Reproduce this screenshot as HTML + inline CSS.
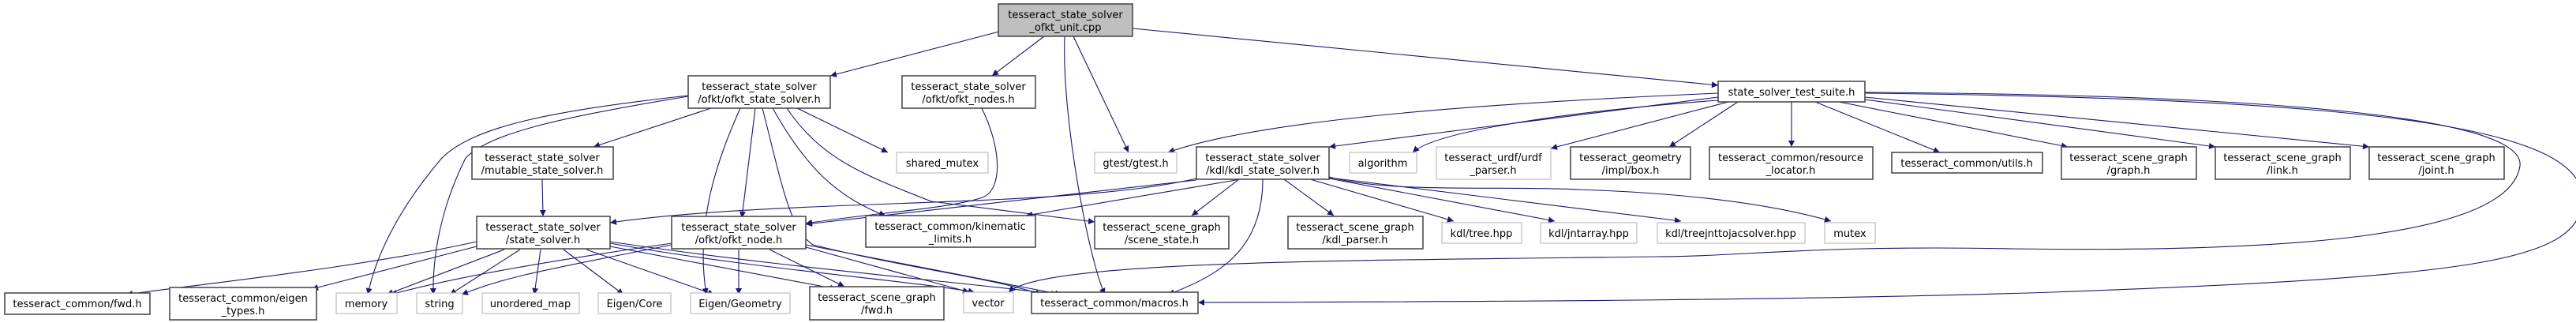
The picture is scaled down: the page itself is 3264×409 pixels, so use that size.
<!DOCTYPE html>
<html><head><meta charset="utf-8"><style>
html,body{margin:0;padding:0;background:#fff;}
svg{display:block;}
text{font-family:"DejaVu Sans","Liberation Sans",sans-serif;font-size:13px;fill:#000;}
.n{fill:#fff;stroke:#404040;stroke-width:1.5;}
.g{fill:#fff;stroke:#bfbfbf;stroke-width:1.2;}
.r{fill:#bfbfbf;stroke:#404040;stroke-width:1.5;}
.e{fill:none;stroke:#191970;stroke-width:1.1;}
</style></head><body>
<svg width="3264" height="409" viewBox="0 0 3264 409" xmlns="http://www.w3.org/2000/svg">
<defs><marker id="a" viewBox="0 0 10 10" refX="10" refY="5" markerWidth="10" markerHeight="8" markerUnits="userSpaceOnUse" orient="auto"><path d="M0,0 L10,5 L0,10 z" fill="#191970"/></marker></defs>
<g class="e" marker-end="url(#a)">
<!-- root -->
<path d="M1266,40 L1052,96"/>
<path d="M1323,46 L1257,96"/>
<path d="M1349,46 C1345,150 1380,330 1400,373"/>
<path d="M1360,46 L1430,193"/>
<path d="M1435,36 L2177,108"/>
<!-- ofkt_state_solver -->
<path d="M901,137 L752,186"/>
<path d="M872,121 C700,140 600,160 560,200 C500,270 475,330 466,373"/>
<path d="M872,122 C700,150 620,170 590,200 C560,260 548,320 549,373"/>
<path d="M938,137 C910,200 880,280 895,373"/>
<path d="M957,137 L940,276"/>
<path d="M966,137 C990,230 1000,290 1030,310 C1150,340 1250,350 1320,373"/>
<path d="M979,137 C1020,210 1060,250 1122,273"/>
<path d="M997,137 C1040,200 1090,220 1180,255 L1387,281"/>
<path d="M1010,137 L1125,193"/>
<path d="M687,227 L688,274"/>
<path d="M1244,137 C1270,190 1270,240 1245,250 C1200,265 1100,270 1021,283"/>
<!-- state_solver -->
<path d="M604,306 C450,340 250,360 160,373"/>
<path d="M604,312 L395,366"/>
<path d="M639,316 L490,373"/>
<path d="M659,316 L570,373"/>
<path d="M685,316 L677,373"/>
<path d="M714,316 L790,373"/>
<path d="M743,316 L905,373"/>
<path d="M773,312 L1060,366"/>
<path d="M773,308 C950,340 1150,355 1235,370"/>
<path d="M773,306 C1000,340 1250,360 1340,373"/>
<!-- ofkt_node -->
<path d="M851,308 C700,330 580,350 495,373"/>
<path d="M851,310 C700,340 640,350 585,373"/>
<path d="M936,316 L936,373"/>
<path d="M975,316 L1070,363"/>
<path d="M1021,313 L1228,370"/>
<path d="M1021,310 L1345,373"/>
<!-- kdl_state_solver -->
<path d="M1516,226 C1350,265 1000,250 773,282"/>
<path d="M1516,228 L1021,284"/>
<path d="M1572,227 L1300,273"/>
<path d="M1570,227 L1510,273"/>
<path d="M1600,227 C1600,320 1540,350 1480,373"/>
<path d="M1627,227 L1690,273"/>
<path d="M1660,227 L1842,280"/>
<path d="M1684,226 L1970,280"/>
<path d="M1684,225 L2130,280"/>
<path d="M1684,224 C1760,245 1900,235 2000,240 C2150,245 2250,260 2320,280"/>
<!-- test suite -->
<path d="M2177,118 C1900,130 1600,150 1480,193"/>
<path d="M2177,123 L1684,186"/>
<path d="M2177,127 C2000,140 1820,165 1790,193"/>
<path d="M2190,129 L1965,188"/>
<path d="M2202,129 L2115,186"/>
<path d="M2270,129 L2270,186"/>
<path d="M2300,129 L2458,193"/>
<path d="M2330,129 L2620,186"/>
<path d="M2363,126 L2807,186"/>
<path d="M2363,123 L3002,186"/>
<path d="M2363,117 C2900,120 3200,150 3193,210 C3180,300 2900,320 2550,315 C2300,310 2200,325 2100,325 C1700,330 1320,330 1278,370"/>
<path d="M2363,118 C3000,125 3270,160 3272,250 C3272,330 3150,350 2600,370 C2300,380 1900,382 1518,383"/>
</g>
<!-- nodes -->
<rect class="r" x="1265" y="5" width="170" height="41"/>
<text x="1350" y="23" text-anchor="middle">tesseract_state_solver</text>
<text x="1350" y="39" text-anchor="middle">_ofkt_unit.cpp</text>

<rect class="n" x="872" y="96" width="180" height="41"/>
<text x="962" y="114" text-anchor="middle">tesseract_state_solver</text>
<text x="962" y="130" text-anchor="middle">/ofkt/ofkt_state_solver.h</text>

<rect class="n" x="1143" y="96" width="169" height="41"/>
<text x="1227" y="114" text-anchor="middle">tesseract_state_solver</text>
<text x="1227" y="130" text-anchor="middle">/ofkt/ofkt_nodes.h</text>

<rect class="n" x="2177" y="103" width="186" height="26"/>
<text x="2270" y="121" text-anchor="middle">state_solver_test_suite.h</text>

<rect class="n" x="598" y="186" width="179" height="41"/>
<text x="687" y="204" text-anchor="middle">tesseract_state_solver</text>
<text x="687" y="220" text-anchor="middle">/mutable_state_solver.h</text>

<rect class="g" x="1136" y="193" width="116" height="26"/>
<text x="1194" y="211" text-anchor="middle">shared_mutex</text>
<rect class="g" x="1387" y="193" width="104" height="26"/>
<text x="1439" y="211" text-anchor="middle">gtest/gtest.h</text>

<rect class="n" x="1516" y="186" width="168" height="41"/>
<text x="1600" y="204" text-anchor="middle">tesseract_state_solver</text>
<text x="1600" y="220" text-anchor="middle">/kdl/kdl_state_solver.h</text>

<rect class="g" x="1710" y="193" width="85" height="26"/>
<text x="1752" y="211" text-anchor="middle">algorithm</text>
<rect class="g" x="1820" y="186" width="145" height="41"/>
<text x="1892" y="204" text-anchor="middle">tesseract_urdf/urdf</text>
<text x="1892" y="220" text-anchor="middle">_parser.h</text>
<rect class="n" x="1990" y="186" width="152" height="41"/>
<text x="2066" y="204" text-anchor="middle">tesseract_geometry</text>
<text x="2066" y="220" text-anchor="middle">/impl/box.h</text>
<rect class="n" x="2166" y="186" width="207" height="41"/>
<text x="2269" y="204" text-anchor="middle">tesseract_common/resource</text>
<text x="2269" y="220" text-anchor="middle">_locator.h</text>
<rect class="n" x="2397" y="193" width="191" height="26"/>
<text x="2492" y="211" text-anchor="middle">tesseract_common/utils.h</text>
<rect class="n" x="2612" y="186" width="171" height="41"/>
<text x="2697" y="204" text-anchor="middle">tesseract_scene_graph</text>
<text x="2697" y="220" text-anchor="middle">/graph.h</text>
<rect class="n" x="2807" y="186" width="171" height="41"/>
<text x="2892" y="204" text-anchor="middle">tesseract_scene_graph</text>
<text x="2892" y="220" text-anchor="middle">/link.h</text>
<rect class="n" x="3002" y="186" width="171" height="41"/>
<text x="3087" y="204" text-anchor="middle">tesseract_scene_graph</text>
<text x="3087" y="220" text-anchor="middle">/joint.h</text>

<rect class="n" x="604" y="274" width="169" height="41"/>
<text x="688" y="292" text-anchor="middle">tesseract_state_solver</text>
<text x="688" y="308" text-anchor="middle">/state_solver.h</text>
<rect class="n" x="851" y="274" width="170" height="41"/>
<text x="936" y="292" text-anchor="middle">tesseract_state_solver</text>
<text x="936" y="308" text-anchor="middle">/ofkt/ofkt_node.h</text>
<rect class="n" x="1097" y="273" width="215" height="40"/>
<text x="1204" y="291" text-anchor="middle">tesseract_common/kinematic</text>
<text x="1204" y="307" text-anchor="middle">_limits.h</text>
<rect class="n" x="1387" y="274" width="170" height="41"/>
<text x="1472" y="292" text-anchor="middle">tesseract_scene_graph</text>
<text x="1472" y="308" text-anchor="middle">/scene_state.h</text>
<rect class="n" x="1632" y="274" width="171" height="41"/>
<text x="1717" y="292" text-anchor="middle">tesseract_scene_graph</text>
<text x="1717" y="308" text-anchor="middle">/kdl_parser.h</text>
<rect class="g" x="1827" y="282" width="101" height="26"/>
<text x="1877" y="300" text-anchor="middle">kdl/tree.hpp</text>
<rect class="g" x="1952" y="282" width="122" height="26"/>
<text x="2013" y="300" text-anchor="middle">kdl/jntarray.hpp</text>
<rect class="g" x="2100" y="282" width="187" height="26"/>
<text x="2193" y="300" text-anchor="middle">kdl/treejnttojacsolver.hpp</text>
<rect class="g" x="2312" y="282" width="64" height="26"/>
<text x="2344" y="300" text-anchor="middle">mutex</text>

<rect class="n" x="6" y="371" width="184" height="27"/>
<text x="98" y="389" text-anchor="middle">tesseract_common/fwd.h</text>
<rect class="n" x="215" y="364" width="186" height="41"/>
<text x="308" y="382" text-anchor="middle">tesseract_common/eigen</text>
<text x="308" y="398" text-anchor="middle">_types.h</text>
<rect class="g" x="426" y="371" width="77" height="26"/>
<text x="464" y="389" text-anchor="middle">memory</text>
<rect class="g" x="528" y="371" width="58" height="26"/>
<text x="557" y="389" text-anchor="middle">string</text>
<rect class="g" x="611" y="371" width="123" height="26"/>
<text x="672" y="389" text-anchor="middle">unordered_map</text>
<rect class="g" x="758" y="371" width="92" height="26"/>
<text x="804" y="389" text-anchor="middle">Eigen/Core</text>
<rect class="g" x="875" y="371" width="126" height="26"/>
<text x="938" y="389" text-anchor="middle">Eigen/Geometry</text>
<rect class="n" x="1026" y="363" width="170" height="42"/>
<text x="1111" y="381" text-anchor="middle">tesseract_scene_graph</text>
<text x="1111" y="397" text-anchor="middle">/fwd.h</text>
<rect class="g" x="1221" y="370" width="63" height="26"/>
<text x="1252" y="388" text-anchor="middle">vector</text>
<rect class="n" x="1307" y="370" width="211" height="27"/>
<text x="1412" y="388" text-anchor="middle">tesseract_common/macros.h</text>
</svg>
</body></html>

════════════════════

• GIVEN REQUEST:
Every line that holds the word "size" should be extracted.

• RESPONSE BELOW:
The picture is scaled down: the page itself is 3264×409 pixels, so use that size.
text{font-family:"DejaVu Sans","Liberation Sans",sans-serif;font-size:13px;fill:#000;}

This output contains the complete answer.